Hanukkah is celebrated by lighting the menorah, a nine-branched candelabra. One candle is lit each night to observe the eight nights olive oil fueled the eternal flame in the Temple of Jerusalem. There was supposed to be only enough oil to fuel the flame for one day, but it lasted eight, thus marking the holiday. The ninth branch on the menorah is where the shamash sits, a candle that is used to light the others.
Hanukkah is celebrated differently by everyone. Common activities include exchanging gifts, eating latkes and chocolate Hanukkah gelt, playing dreidel, and engaging in song, dance and family gatherings.
When I think of my personal Hanukkah experiences, I think of the famous aforementioned latkes, either slathered in sour cream, or, when on a diet, applesauce. I also think of family, candles lit on the menorah and Hanukkah gelt.
Hanukkah is one of my favorite holidays because of the presents, naturally, and because it's a time I get to spend with my family. It reminds me of delicious food, snow falling and the cozy feeling winter brings.
I like to think of myself as a Hanukkah baby, because I was born on Hanukkah. the holiday comes at a different time every year so I consider myself lucky to have been born on such a joyous day. My brother also was born on Hanukkah, a day after me, three years later. My mom always tells me the same story of the night I was born. The doctor had asked her what she had to eat that night, and she remembers listing off an assortment of Hanukkah food: latkes, meat loaf, and other favorites, as the doctors gave her a puzzled look.
One of my family's traditions is the annual family Hanukkah party. Started by my grandma many years ago, the family gets together on one of the first nights of Hanukkah and celebrates.
It started off as a small gathering at my grandma's apartment, but since has grown into a celebration of around 50 people. For my grandma, referred to by my mom's boyfriend as the "Empress of Hanukkah," planning the annual party is an innate talent of hers. She begins planning a year in advance, only to make the event the most joyous of the year.
Part of the planning includes buying gifts for the gift game. Commonly referred to as the White Elephant game, each participant chooses a number out of a hat. When their number is called they pick a gift from the pile. They open the gift and can either choose to keep it or trade it. The higher the number, the better the chance you have of picking a gift you like from one of the other participants. Yes, that means you can take someone's gift right out of their hands and give them the one you don't want. The only rule is no crying. This rule has to be enforced again and again.

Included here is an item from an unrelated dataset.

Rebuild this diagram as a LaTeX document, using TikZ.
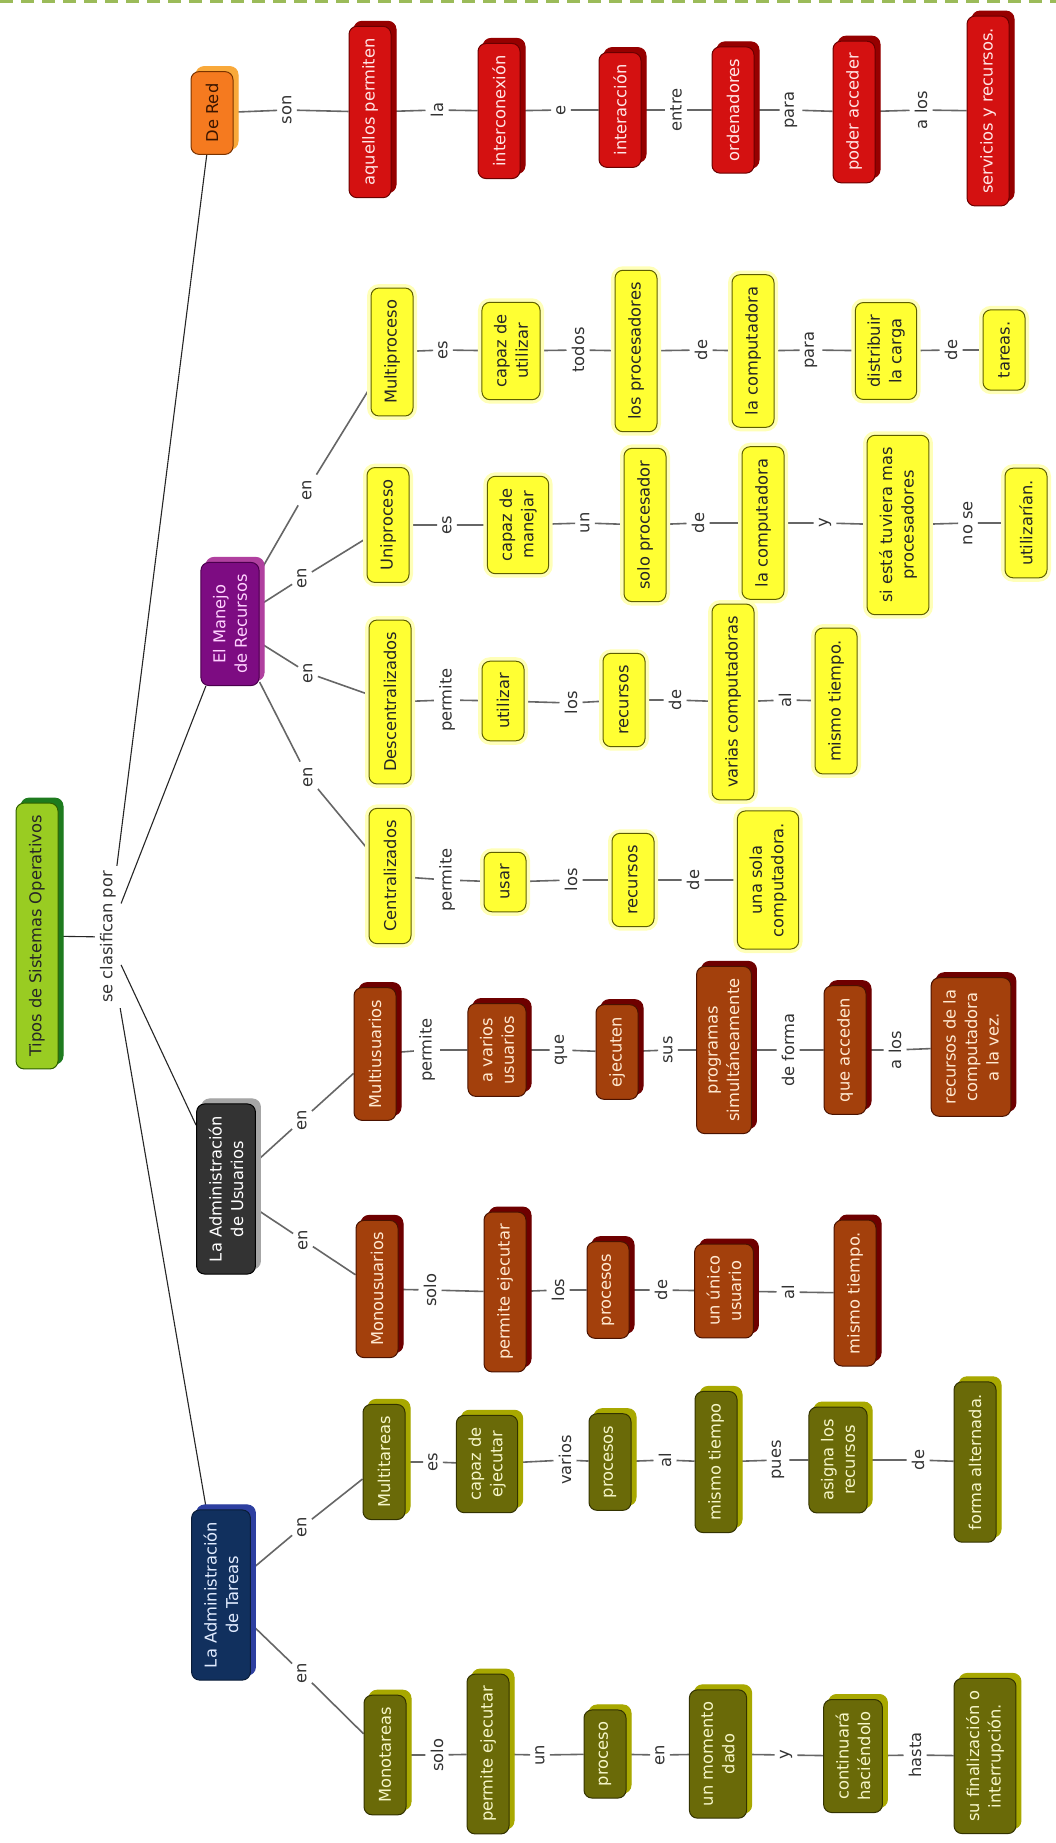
\documentclass[tikz,border=0pt]{standalone}
\usepackage{fontspec}
\setmainfont{DejaVu Sans}
\pgfdeclarelayer{background}
\pgfsetlayers{background,main}
\definecolor{cdash}{HTML}{9BBB59}
\definecolor{rootfill}{HTML}{99CC22}
\definecolor{rootsh}{HTML}{1E7B1E}
\definecolor{rootdr}{HTML}{2F5F00}
\definecolor{orfill}{HTML}{F57A1F}
\definecolor{orsh}{HTML}{F9A93A}
\definecolor{ordr}{HTML}{7A3300}
\definecolor{ortx}{HTML}{3A1500}
\definecolor{rdfill}{HTML}{D41111}
\definecolor{rdsh}{HTML}{960000}
\definecolor{rddr}{HTML}{6A0000}
\definecolor{rdtx}{HTML}{FFE6E6}
\definecolor{pufill}{HTML}{7D0C82}
\definecolor{push}{HTML}{B0409F}
\definecolor{pudr}{HTML}{4A004D}
\definecolor{putx}{HTML}{FFD2FF}
\definecolor{yefill}{HTML}{FFFF33}
\definecolor{yedr}{HTML}{5E5E00}
\definecolor{yeglow}{HTML}{FFFFB8}
\definecolor{gyfill}{HTML}{333333}
\definecolor{gysh}{HTML}{A6A6A6}
\definecolor{brfill}{HTML}{A3400C}
\definecolor{brsh}{HTML}{6E0000}
\definecolor{brdr}{HTML}{4A1200}
\definecolor{brtx}{HTML}{FFE9D0}
\definecolor{nvfill}{HTML}{11305E}
\definecolor{nvsh}{HTML}{2D3FA0}
\definecolor{nvtx}{HTML}{E2ECFF}
\definecolor{olfill}{HTML}{6A6A08}
\definecolor{olsh}{HTML}{A8A800}
\definecolor{oldr}{HTML}{333300}
\definecolor{oltx}{HTML}{F6F6C8}
\definecolor{labtx}{HTML}{333333}
\definecolor{linkc}{HTML}{666666}
\newcommand\mapfont{\fontsize{16.3}{21.5}\selectfont}
\tikzset{
  kbase/.style={rounded corners=8pt, inner xsep=12pt, inner ysep=12pt, minimum height=42pt, align=center, font=\mapfont, rotate=90, line width=1pt},
  kroot/.style={kbase, fill=rootfill, draw=rootdr, text=black!85},
  korange/.style={kbase, fill=orfill, draw=ordr, text=ortx},
  kred/.style={kbase, fill=rdfill, draw=rddr, text=rdtx},
  kpurple/.style={kbase, fill=pufill, draw=pudr, text=putx},
  kyellow/.style={kbase, fill=yefill, draw=yedr, text=black!85},
  kgray/.style={kbase, fill=gyfill, draw=black, text=white},
  kbrown/.style={kbase, fill=brfill, draw=brdr, text=brtx},
  knavy/.style={kbase, fill=nvfill, draw=nvfill!60!black, text=nvtx},
  kolive/.style={kbase, fill=olfill, draw=oldr, text=oltx},
  lab/.style={rotate=90, font=\mapfont, text=labtx, inner sep=5pt},
  link/.style={draw=linkc, line width=1.6pt},
  topl/.style={draw=black!85, line width=1.1pt}
}
% concept with offset shadow: style, shadow colour, name, x, y, text
\newcommand\cpt[6]{%
  \node[#1, fill=#2, draw=#2, text=#2] at (#4+5,#5-5) {#6};
  \node[#1] (#3) at (#4,#5) {#6};
}
% yellow concept with glow: name, x, y, text
\newcommand\ypt[4]{%
  \node[kyellow, fill=yeglow, draw=none, text=yeglow, inner xsep=16pt, inner ysep=16pt, minimum height=50pt, rounded corners=12pt] at (#2,#3) {#4};
  \node[kyellow] (#1) at (#2,#3) {#4};
}
\begin{document}
\begin{tikzpicture}[x=1pt,y=-1pt]
\useasboundingbox (0,0) rectangle (1056,1843);
\draw[cdash, line width=3pt, dash pattern=on 13pt off 8pt] (0,1.5) -- (1056,1.5);

% root
\cpt{kroot}{rootsh}{root}{37}{936}{Tipos de Sistemas Operativos}
\node[lab] (lclas) at (108,937) {se clasifican por};

% De Red
\cpt{korange}{orsh}{dered}{212}{113}{De Red}
\node[lab] (r1) at (287,110) {son};
\cpt{kred}{rdsh}{aquellos}{370}{112}{aquellos permiten}
\node[lab] (r2) at (437,110) {la};
\cpt{kred}{rdsh}{intercon}{499}{111}{interconexión}
\node[lab] (r3) at (561,110) {e};
\cpt{kred}{rdsh}{interac}{620}{110}{interacción}
\node[lab] (r4) at (676,110) {entre};
\cpt{kred}{rdsh}{ordena}{733}{110}{ordenadores}
\node[lab] (r5) at (791,110) {para};
\cpt{kred}{rdsh}{poder}{854}{112}{poder acceder}
\node[lab] (r6) at (921,110) {a los};
\cpt{kred}{rdsh}{servic}{988}{111}{servicios y recursos.}

% El Manejo de Recursos
\cpt{kpurple}{push}{manejo}{230}{624}{El Manejo\\de Recursos}
% Multiproceso
\node[lab] (m0) at (307,490) {en};
\ypt{multip}{392}{352}{Multiproceso}
\node[lab] (m1) at (443,350) {es};
\ypt{caputi}{511}{351}{capaz de\\utilizar}
\node[lab] (m2) at (578,350) {todos};
\ypt{losproc}{636}{351}{los procesadores}
\node[lab] (m3) at (701,350) {de};
\ypt{lacompm}{753}{351}{la computadora}
\node[lab] (m4) at (811,350) {para};
\ypt{distrib}{886}{351}{distribuir\\la carga}
\node[lab] (m5) at (951,350) {de};
\ypt{tareas}{1004}{350}{tareas.}
% Uniproceso
\node[lab] (u0) at (302,578) {en};
\ypt{unip}{388}{525}{Uniproceso}
\node[lab] (u1) at (447,525) {es};
\ypt{capman}{518}{525}{capaz de\\manejar}
\node[lab] (u2) at (585,523) {un};
\ypt{soloproc}{645}{525}{solo procesador}
\node[lab] (u3) at (698,523) {de};
\ypt{lacompu}{763}{523}{la computadora}
\node[lab] (u4) at (825,523) {y};
\ypt{siesta}{898}{525}{si está tuviera mas\\procesadores}
\node[lab] (u5) at (968,523) {no se};
\ypt{utiliz}{1026}{523}{utilizarían.}
% Descentralizados
\node[lab] (d0) at (308,673) {en};
\ypt{descent}{390}{702}{Descentralizados}
\node[lab] (d1) at (447,700) {permite};
\ypt{utilizar}{503}{701}{utilizar}
\node[lab] (d2) at (571,703) {los};
\ypt{recd}{624}{700}{recursos}
\node[lab] (d3) at (675,700) {de};
\ypt{varias}{733}{702}{varias computadoras}
\node[lab] (d4) at (785,700) {al};
\ypt{mismod}{836}{701}{mismo tiempo.}
% Centralizados
\node[lab] (c0) at (308,777) {en};
\ypt{central}{390}{876}{Centralizados}
\node[lab] (c1) at (447,880) {permite};
\ypt{usar}{505}{882}{usar}
\node[lab] (c2) at (571,880) {los};
\ypt{recc}{633}{880}{recursos}
\node[lab] (c3) at (693,880) {de};
\ypt{unasola}{768}{880}{una sola\\computadora.}

% La Administracion de Usuarios
\cpt{kgray}{gysh}{admu}{226}{1189}{La Administración\\de Usuarios}
\node[lab] (mu0) at (302,1120) {en};
\cpt{kbrown}{brsh}{multiu}{375}{1054}{Multiusuarios}
\node[lab] (mu1) at (427,1050) {permite};
\cpt{kbrown}{brsh}{varios}{497}{1050}{a varios\\usuarios}
\node[lab] (mu2) at (561,1050) {que};
\cpt{kbrown}{brsh}{ejecuten}{617}{1052}{ejecuten}
\node[lab] (mu3) at (668,1050) {sus};
\cpt{kbrown}{brsh}{programas}{724}{1050}{programas\\simultáneamente}
\node[lab] (mu4) at (788,1050) {de forma};
\cpt{kbrown}{brsh}{queacc}{845}{1050}{que acceden}
\node[lab] (mu5) at (895,1050) {a los};
\cpt{kbrown}{brsh}{recvez}{971}{1047}{recursos de la\\computadora\\a la vez.}
% Monousuarios
\node[lab] (mo0) at (303,1240) {en};
\cpt{kbrown}{brsh}{monou}{377}{1289}{Monousuarios}
\node[lab] (mo1) at (430,1290) {solo};
\cpt{kbrown}{brsh}{permeju}{505}{1292}{permite ejecutar}
\node[lab] (mo2) at (558,1290) {los};
\cpt{kbrown}{brsh}{procu}{608}{1290}{procesos}
\node[lab] (mo3) at (661,1290) {de};
\cpt{kbrown}{brsh}{unico}{724}{1291}{un único\\usuario}
\node[lab] (mo4) at (788,1292) {al};
\cpt{kbrown}{brsh}{mismou}{855}{1293}{mismo tiempo.}

% La Administracion de Tareas
\cpt{knavy}{nvsh}{admt}{221}{1595}{La Administración\\de Tareas}
\node[lab] (mt0) at (302,1527) {en};
\cpt{kolive}{olsh}{multit}{384}{1462}{Multitareas}
\node[lab] (mt1) at (433,1462) {es};
\cpt{kolive}{olsh}{capeje}{487}{1464}{capaz de\\ejecutar}
\node[lab] (mt2) at (565,1460) {varios};
\cpt{kolive}{olsh}{proct}{610}{1462}{procesos}
\node[lab] (mt3) at (665,1460) {al};
\cpt{kolive}{olsh}{mismot}{716}{1462}{mismo tiempo}
\node[lab] (mt4) at (778,1460) {pues};
\cpt{kolive}{olsh}{asigna}{838}{1460}{asigna los\\recursos}
\node[lab] (mt5) at (918,1460) {de};
\cpt{kolive}{olsh}{forma}{975}{1462}{forma alternada.}
% Monotareas
\node[lab] (mm0) at (302,1673) {en};
\cpt{kolive}{olsh}{monot}{385}{1755}{Monotareas}
\node[lab] (mm1) at (437,1755) {solo};
\cpt{kolive}{olsh}{permejt}{488}{1754}{permite ejecutar}
\node[lab] (mm2) at (540,1755) {un};
\cpt{kolive}{olsh}{proceso}{605}{1754}{proceso}
\node[lab] (mm3) at (660,1755) {en};
\cpt{kolive}{olsh}{momento}{718}{1754}{un momento\\dado}
\node[lab] (mm4) at (786,1755) {y};
\cpt{kolive}{olsh}{contin}{853}{1756}{continuará\\haciéndolo}
\node[lab] (mm5) at (915,1755) {hasta};
\cpt{kolive}{olsh}{sufin}{985}{1756}{su finalización o\\interrupción.}

\begin{pgfonlayer}{background}
\fill[white] (0,4) rectangle (1056,1843);
\draw[topl] (root) -- (lclas);
\draw[topl] (lclas) -- (dered);
\draw[topl] (lclas) -- (manejo);
\draw[topl] (lclas) -- (admu);
\draw[topl] (lclas) -- (admt);
\draw[link] (dered) -- (r1) -- (aquellos) -- (r2) -- (intercon) -- (r3) -- (interac) -- (r4) -- (ordena) -- (r5) -- (poder) -- (r6) -- (servic);
\draw[link] (manejo) -- (m0) -- (multip) -- (m1) -- (caputi) -- (m2) -- (losproc) -- (m3) -- (lacompm) -- (m4) -- (distrib) -- (m5) -- (tareas);
\draw[link] (manejo) -- (u0) -- (unip) -- (u1) -- (capman) -- (u2) -- (soloproc) -- (u3) -- (lacompu) -- (u4) -- (siesta) -- (u5) -- (utiliz);
\draw[link] (manejo) -- (d0) -- (descent) -- (d1) -- (utilizar) -- (d2) -- (recd) -- (d3) -- (varias) -- (d4) -- (mismod);
\draw[link] (manejo) -- (c0) -- (central) -- (c1) -- (usar) -- (c2) -- (recc) -- (c3) -- (unasola);
\draw[link] (admu) -- (mu0) -- (multiu) -- (mu1) -- (varios) -- (mu2) -- (ejecuten) -- (mu3) -- (programas) -- (mu4) -- (queacc) -- (mu5) -- (recvez);
\draw[link] (admu) -- (mo0) -- (monou) -- (mo1) -- (permeju) -- (mo2) -- (procu) -- (mo3) -- (unico) -- (mo4) -- (mismou);
\draw[link] (admt) -- (mt0) -- (multit) -- (mt1) -- (capeje) -- (mt2) -- (proct) -- (mt3) -- (mismot) -- (mt4) -- (asigna) -- (mt5) -- (forma);
\draw[link] (admt) -- (mm0) -- (monot) -- (mm1) -- (permejt) -- (mm2) -- (proceso) -- (mm3) -- (momento) -- (mm4) -- (contin) -- (mm5) -- (sufin);
\end{pgfonlayer}
\end{tikzpicture}
\end{document}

Previous popular gifts from the gift game have been a singing fish that hangs on the wall, and anything containing chocolate. Over the years some of my favorite gifts I have walked away with are picture frames, numerous pairs of Hanukkah socks (they never get old!) and kitchen ware.
It's always exciting to see what the gift everyone wants will be. There's always one or two gifts that always seem to get "stolen" over and over again. And leave it to my grandma, the Empress, to pick the hottest and most popular gifts on the market!
I'm sure during Hanukkah some people think about the real meaning behind the holiday. Do I ever think about the Temple of Jerusalem? Not really. Or the Maccabees? Nope. Then what do I think about during Hanukkah? I think about how lucky and blessed I am to have such wonderful family and friends to share the experience with. I think about how much it means to me when my friends that celebrate Christmas go out of their way to say, "Happy Hanukkah!" I think of all of the Jewish people around the world, lighting the menorah together and saying blessings. I think about how important it is to feel full in life. By that I don't just mean full by latkes, I mean full by family, friends and love. So much love you could burst at the seams. (And so many latkes, you literally are bursting at the seams!)
Whether you're lighting a menorah this year or putting lights on a Christmas tree, I want to extend my holiday greetings to you. May you be full of food, friends, family and love this season.